Subjugo
14/5/2019
Tudo o que acontece, acontece. Nem tudo que acontece é. Mas tudo que acontece está. E o estado de permanência é algo que nem sempre podemos lidar dentro do estado de ser. Shirley não escolhia permanecer e o estado de ser era algo que a fazia muito improvável. Porém, a escolha pela maternidade foi compulsória. Assim como seu amor por Edgar foi compulsório, até o seu acidente, aquele dia que o transformou em uma carcaça.
- Vamos Gabriela, ver o papai. – todos os dias elas passavam no hospital para visitar o pai que vivia com o auxílio de aparelhos. Estavam assim desde que se lembrava de e a garotinha já tinha cinco anos. Ela descobriu a gravidez horas antes de descobrir o estado de vida do parceiro… Never more.

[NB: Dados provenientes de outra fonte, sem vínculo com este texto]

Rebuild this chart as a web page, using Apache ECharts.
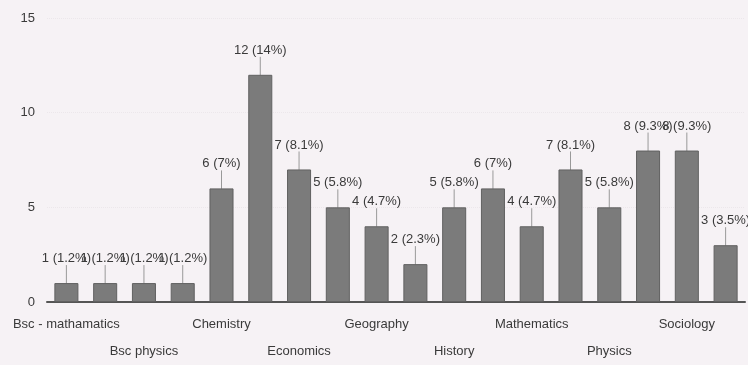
<!DOCTYPE html>
<html>
<head>
<meta charset="utf-8">
<script src="https://cdn.jsdelivr.net/npm/echarts@6/dist/echarts.min.js"></script>
<style>
  html, body { margin: 0; padding: 0; background: #f6f2f5; }
  #chart { width: 748px; height: 365px; }
</style>
</head>
<body>
<div id="chart"></div>
<script>
// only every second category name is printed in the reference; the others are guesses
let categories = ['Bsc - mathamatics', 'Bsc chemistry', 'Bsc physics', 'Bsc zoology', 'Chemistry', 'Commerce',
  'Economics', 'English', 'Geography', 'Hindi', 'History', 'Malayalam', 'Mathematics', 'Philosophy',
  'Physics', 'Political science', 'Sociology', 'Statistics']
let counts = [1, 1, 1, 1, 6, 12, 7, 5, 4, 2, 5, 6, 4, 7, 5, 8, 8, 3]
let yTicks = [0, 5, 10, 15]

let total = counts.reduce((a, b) => a + b, 0)
let font = '"Liberation Sans Narrow", "Liberation Sans", Arial, sans-serif'
let txt = '#3a3a3a'

let chart = echarts.init(document.getElementById('chart'))
chart.setOption({
  backgroundColor: '#f6f2f5',
  animation: false,
  grid: { left: 47, right: 3, top: 18, bottom: 63 },
  xAxis: [
    {
      type: 'category',
      data: categories,
      axisTick: { show: false },
      axisLine: { lineStyle: { color: '#555', width: 2 } },
      axisLabel: {
        interval: i => i % 4 === 0,
        showMinLabel: true,
        color: txt, fontFamily: font, fontSize: 13, margin: 16
      }
    },
    {
      // second row of labels
      type: 'category',
      data: categories,
      position: 'bottom',
      offset: 27,
      axisTick: { show: false },
      axisLine: { show: false },
      axisLabel: {
        interval: i => i % 4 === 2,
        color: txt, fontFamily: font, fontSize: 13, margin: 16
      }
    }
  ],
  yAxis: {
    type: 'value',
    min: yTicks[0],
    max: yTicks[yTicks.length - 1],
    interval: 5,
    axisLine: { show: false },
    axisTick: { show: false },
    axisLabel: { color: txt, fontFamily: font, fontSize: 13, margin: 12 },
    splitLine: { lineStyle: { color: '#ece7eb', type: 'dotted' } }
  },
  series: [{
    type: 'bar',
    data: counts,
    barWidth: '62%',
    itemStyle: { color: '#7b7b7b', borderColor: '#616161', borderWidth: 1 },
    label: {
      show: true,
      position: 'top',
      distance: 2,
      color: txt,
      fontFamily: font,
      fontSize: 13,
      formatter: p => p.value + ' (' + parseFloat((p.value / total * 100).toFixed(1)) + '%)'
    },
    labelLayout: { dy: -16 },
    labelLine: { show: true, lineStyle: { color: '#999', width: 1 } }
  }]
})
</script>
</body>
</html>
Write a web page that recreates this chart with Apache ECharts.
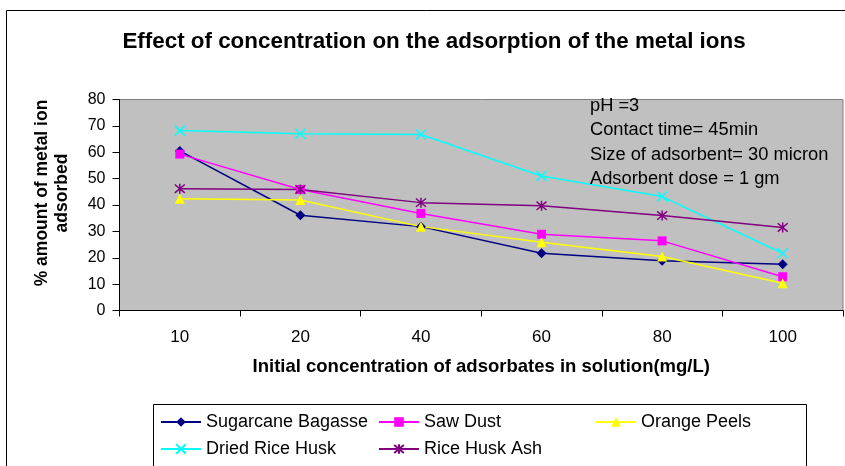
<!DOCTYPE html>
<html>
<head>
<meta charset="utf-8">
<script src="https://cdn.jsdelivr.net/npm/echarts@6/dist/echarts.min.js"></script>
<style>
html,body{margin:0;padding:0;background:#fff;}
#c{width:845px;height:466px;}
</style>
</head>
<body>
<div id="c"></div>
<script>
var categories = ['10', '20', '40', '60', '80', '100'];
var sugarcaneBagasse = [60.5, 36.1, 31.8, 21.7, 18.9, 17.5];
var sawDust = [59.3, 45.9, 36.8, 28.9, 26.4, 12.8];
var orangePeels = [42.4, 41.9, 31.8, 25.9, 20.5, 10.3];
var driedRiceHusk = [68.2, 67.0, 66.7, 51.0, 43.2, 21.7];
var riceHuskAsh = [46.2, 45.9, 40.9, 39.7, 36.0, 31.5];
var annotationLines = ['pH =3', 'Contact time= 45min', 'Size of adsorbent= 30 micron', 'Adsorbent dose = 1 gm'];

var FONT = 'Arial, "Liberation Sans", sans-serif';
var chart = echarts.init(document.getElementById('c'), null, {renderer: 'canvas'});

function mk(name, data, color, symbol, size, stroked) {
  return {
    name: name,
    type: 'line',
    data: data,
    symbol: symbol,
    symbolSize: size,
    showAllSymbol: true,
    lineStyle: {color: color, width: 1.5},
    itemStyle: stroked ? {color: color, borderColor: color, borderWidth: 1.5} : {color: color, borderWidth: 0},
    emphasis: {disabled: true},
    animation: false,
    z: 3
  };
}

var xSym = 'path://M0,0L10,10M10,0L0,10';
var starSym = 'path://M0,0L10,10M10,0L0,10M5,-1L5,11';

var legendBase = {
  orient: 'vertical',
  itemWidth: 40,
  itemHeight: 12,
  itemGap: 9,
  textStyle: {fontFamily: FONT, fontSize: 18, color: '#000'},
  selectedMode: false,
  padding: 0
};

chart.setOption({
  backgroundColor: '#fff',
  animation: false,
  title: {
    text: 'Effect of concentration on the adsorption of the metal ions',
    left: 429, top: 26, textAlign: 'center',
    textStyle: {fontFamily: FONT, fontSize: 22.4, fontWeight: 'bold', color: '#000'}
  },
  grid: {
    left: 119.5, right: 2, top: 99.5, bottom: 155.5,
    show: true, backgroundColor: '#C0C0C0', borderColor: '#808080', borderWidth: 1
  },
  legend: [
    Object.assign({}, legendBase, {left: 160, top: 413, data: ['Sugarcane Bagasse', 'Dried Rice Husk']}),
    Object.assign({}, legendBase, {left: 378, top: 413, data: ['Saw Dust', 'Rice Husk Ash']}),
    Object.assign({}, legendBase, {left: 595, top: 413, data: ['Orange Peels']})
  ],
  xAxis: {
    type: 'category',
    data: categories,
    boundaryGap: true,
    name: 'Initial concentration of adsorbates in solution(mg/L)',
    nameLocation: 'middle',
    nameGap: 47,
    nameMoveOverlap: false,
    nameTextStyle: {fontFamily: FONT, fontSize: 18.5, fontWeight: 'bold', color: '#000'},
    axisLine: {lineStyle: {color: '#000', width: 1}},
    axisTick: {show: true, length: 6, lineStyle: {color: '#000'}},
    axisLabel: {fontFamily: FONT, fontSize: 17, color: '#000', margin: 18},
    splitLine: {show: false}
  },
  yAxis: {
    type: 'value',
    min: 0, max: 80, interval: 10,
    name: '% amount of metal ion\nadsorbed',
    nameLocation: 'middle',
    nameGap: 47,
    nameMoveOverlap: false,
    nameRotate: 90,
    nameTextStyle: {fontFamily: FONT, fontSize: 17.5, fontWeight: 'bold', color: '#000', lineHeight: 20, padding: [0, 0, 0, 24]},
    axisLine: {show: true, lineStyle: {color: '#000', width: 1}},
    axisTick: {show: true, length: 7, lineStyle: {color: '#000'}},
    axisLabel: {fontFamily: FONT, fontSize: 16, color: '#000', margin: 14},
    splitLine: {show: false}
  },
  graphic: [
    {type: 'rect', shape: {x: 6.5, y: 10.5, width: 900, height: 600}, style: {fill: 'none', stroke: '#000', lineWidth: 1}, silent: true, z: -10},
    {type: 'rect', shape: {x: 153.5, y: 404.5, width: 653, height: 100}, style: {fill: 'none', stroke: '#000', lineWidth: 1}, silent: true, z: 1},
    {type: 'text', x: 590, y: 93.5, style: {text: annotationLines.join('\n'), fontFamily: FONT, fontSize: 18.3, lineHeight: 24.4, fill: '#000'}, silent: true, z: 10}
  ],
  series: [
    mk('Sugarcane Bagasse', sugarcaneBagasse, '#000080', 'diamond', 10, false),
    mk('Saw Dust', sawDust, '#FF00FF', 'rect', 9, false),
    mk('Orange Peels', orangePeels, '#FFFF00', 'triangle', 10, false),
    mk('Dried Rice Husk', driedRiceHusk, '#00FFFF', xSym, 10, true),
    mk('Rice Husk Ash', riceHuskAsh, '#800080', starSym, 10, true)
  ]
});
</script>
</body>
</html>
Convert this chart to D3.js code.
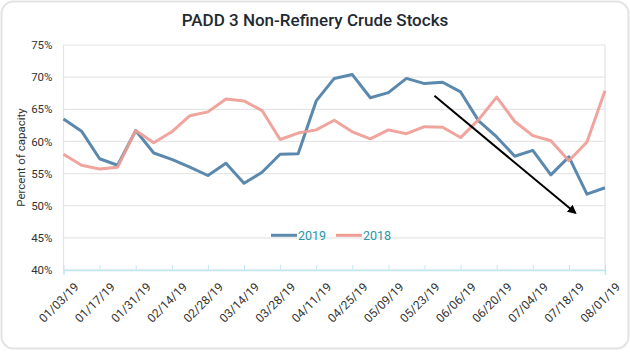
<!DOCTYPE html>
<html>
<head>
<meta charset="utf-8">
<script src="https://cdn.jsdelivr.net/npm/d3@7"></script>
<style>
  body { margin: 0; background: #fff; font-family: Roboto, "Noto Sans", sans-serif; }
  svg { display: block; }
</style>
</head>
<body>
<svg id="chart" width="630" height="352"></svg>
<script>
// weekly dates, 2019
let dates = ["01/03/19","01/10/19","01/17/19","01/24/19","01/31/19","02/07/19","02/14/19","02/21/19",
  "02/28/19","03/07/19","03/14/19","03/21/19","03/28/19","04/04/19","04/11/19","04/18/19",
  "04/25/19","05/02/19","05/09/19","05/16/19","05/23/19","05/30/19","06/06/19","06/13/19",
  "06/20/19","06/27/19","07/04/19","07/11/19","07/18/19","07/25/19","08/01/19"];

let stocks2019 = [63.5, 61.6, 57.3, 56.3, 61.7, 58.2, 57.2, 56.0, 54.7, 56.6, 53.5, 55.2, 58.0, 58.1, 66.3, 69.8,
  70.4, 66.8, 67.6, 69.8, 69.0, 69.2, 67.7, 63.2, 60.7, 57.7, 58.6, 54.8, 57.6, 51.8, 52.8];

let stocks2018 = [58.0, 56.3, 55.7, 56.0, 61.7, 59.8, 61.5, 64.0, 64.6, 66.6, 66.3, 64.8, 60.3, 61.3, 61.8, 63.3,
  61.5, 60.4, 61.8, 61.2, 62.3, 62.2, 60.6, 63.4, 66.9, 63.1, 60.9, 60.1, 57.0, 59.9, 67.9];

let yTicks = [40, 45, 50, 55, 60, 65, 70, 75];

// trend arrow, in (week index, percent)
let arrowFrom = [20.55, 67.1];
let arrowTo = [28.35, 48.9];

let series = [
  { name: "2019", values: stocks2019, color: "#5b88ad" },
  { name: "2018", values: stocks2018, color: "#ee9d95" }
];

let svg = d3.select("#chart");

// card
svg.append("rect")
  .attr("x", 1.5).attr("y", 1.5)
  .attr("width", 627).attr("height", 347)
  .attr("rx", 12)
  .attr("fill", "#fff")
  .attr("stroke", "#e3e3e3")
  .attr("stroke-width", 2);

svg.append("text")
  .attr("x", 315).attr("y", 26)
  .attr("text-anchor", "middle")
  .attr("font-size", 17)
  .attr("font-weight", 500)
  .attr("fill", "#1f2a33")
  .text("PADD 3 Non-Refinery Crude Stocks");

let x = d3.scaleLinear()
  .domain([0, dates.length - 1])
  .range([63.5, 605]);

let y = d3.scaleLinear()
  .domain([40, 75])
  .range([270, 45]);

// gridlines
svg.append("g")
  .selectAll("line")
  .data(yTicks)
  .join("line")
  .attr("x1", x(0)).attr("x2", x(dates.length - 1))
  .attr("y1", d => y(d)).attr("y2", d => y(d))
  .attr("stroke", "#e6e6e6")
  .attr("stroke-width", 1.2);

// vertical frame lines
svg.append("line")
  .attr("x1", x(0)).attr("x2", x(0))
  .attr("y1", y(75)).attr("y2", y(40))
  .attr("stroke", "#e3e3e3").attr("stroke-width", 1.2);
svg.append("line")
  .attr("x1", x(dates.length - 1)).attr("x2", x(dates.length - 1))
  .attr("y1", y(75)).attr("y2", y(40))
  .attr("stroke", "#e3e3e3").attr("stroke-width", 1.2);

// y axis labels
let yAxis = d3.axisLeft(y)
  .tickValues(yTicks)
  .tickFormat(d => d + "%")
  .tickSize(0)
  .tickPadding(11);

svg.append("g")
  .attr("transform", `translate(${x(0)},0)`)
  .call(yAxis)
  .call(g => g.select(".domain").remove())
  .selectAll("text")
  .attr("font-family", "Roboto, sans-serif")
  .attr("font-size", 11.5)
  .attr("fill", "#333");

svg.append("text")
  .attr("transform", `translate(25,${(y(40) + y(75)) / 2}) rotate(-90)`)
  .attr("text-anchor", "middle")
  .attr("font-size", 11.5)
  .attr("fill", "#333")
  .text("Percent of capacity");

// x axis
let tickIdx = d3.range(0, dates.length, 2);
let xAxis = d3.axisBottom(x)
  .tickValues(tickIdx)
  .tickFormat(i => dates[i])
  .tickSize(5)
  .tickPadding(4);

svg.append("g")
  .attr("transform", `translate(0,${y(40)})`)
  .call(xAxis)
  .call(g => g.select(".domain").attr("stroke", "#bfe6f1").attr("stroke-width", 1.5))
  .call(g => g.selectAll(".tick line").attr("stroke", "#bfe6f1").attr("y1", -5).attr("y2", 0))
  .selectAll("text")
  .attr("font-family", "Roboto, sans-serif")
  .attr("font-size", 12)
  .attr("fill", "#333")
  .attr("text-anchor", "end")
  .attr("transform", "translate(5,7) rotate(-45)")
  .attr("dy", "0.5em");

// lines
let line = d3.line()
  .x((d, i) => x(i))
  .y(d => y(d));

svg.append("g")
  .selectAll("path")
  .data(series)
  .join("path")
  .attr("d", d => line(d.values))
  .attr("fill", "none")
  .attr("stroke", d => d.color)
  .attr("stroke-width", 3)
  .attr("stroke-linejoin", "round")
  .attr("opacity", (d, i) => i === 1 ? 0.92 : 1);

// arrow
svg.append("defs").append("marker")
  .attr("id", "head")
  .attr("viewBox", "0 0 10 10")
  .attr("refX", 8).attr("refY", 5)
  .attr("markerWidth", 4.5).attr("markerHeight", 4.5)
  .attr("orient", "auto")
  .append("path")
  .attr("d", "M0,0 L10,5 L0,10 z")
  .attr("fill", "#000");

svg.append("line")
  .attr("x1", x(arrowFrom[0])).attr("y1", y(arrowFrom[1]))
  .attr("x2", x(arrowTo[0])).attr("y2", y(arrowTo[1]))
  .attr("stroke", "#000")
  .attr("stroke-width", 2)
  .attr("marker-end", "url(#head)");

// legend
let legend = svg.append("g")
  .selectAll("g")
  .data(series)
  .join("g")
  .attr("transform", (d, i) => `translate(${271 + i * 65},${y(45.4)})`);

legend.append("line")
  .attr("x1", 0).attr("x2", 26)
  .attr("stroke", d => d.color)
  .attr("stroke-width", 3);

legend.append("text")
  .attr("x", 27).attr("dy", "0.35em")
  .attr("font-size", 12.5)
  .attr("fill", "#2a97a8")
  .text(d => d.name);
</script>
</body>
</html>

Como Shirley era enfermeira, deixava Gabriela na creche do hospital e lá passava seus dias em um estado de vigilância, lidando com tudo aquilo como quem não lida. A garotinha era comum, como se espera, e almoçava em família todos os dias. Neste dia em que localizamos nossa narrativa encontramos uma incongruência e altera-se a rotina. Gabriela não consegue mais comer, pois seus dentes doem.
Com o passar do tempo o estado da boca de Gabriela foi piorando, e Shirley a levou ao raio-x, e descobriram que ela tinha uma doença rara, segundo o diagnóstico, ela tinha um odontoma. Resolver-se-ia com uma operação. Não resolveu. Nem com duas.
Gabriela operava sempre, e passou a ter diversos problemas de saúde. Foi estudada e o estado dela foi chamado por outro nome. Bem, não vem ao caso. Shirley a acompanhava compulsoriamente, e se agarrava à garotinha. Aos 6 anos, Gabriela já havia operado mais de sete vezes.
Shirley não chorava mais. Passou a ter noites virando a noite no hospital com Edgar e Gabriela, passava as horas com a garotinha ao colo cantando e acariciando-a e ao marido. Depois ia trabalhar no dia seguinte, sem qualquer resquício de cansaço ou depressão. Shirley era um exemplo de mulher.
Um dia, Nilza estava fazendo a limpeza daquele andar, e era seu primeiro dia naquele hospital. Horário noturno, esperava ter paz e silêncio. Havia um cheiro de hálito abafado no ar ao qual ela não entendia, e ao chegar ao quarto duzentos e dezessete encontrou em vez de Shirley, Gabriela e Edgar uma composição de dentes de leite que cresceram como pequenos cogumelos em um tronco de árvore, com forma de gente em estado estático.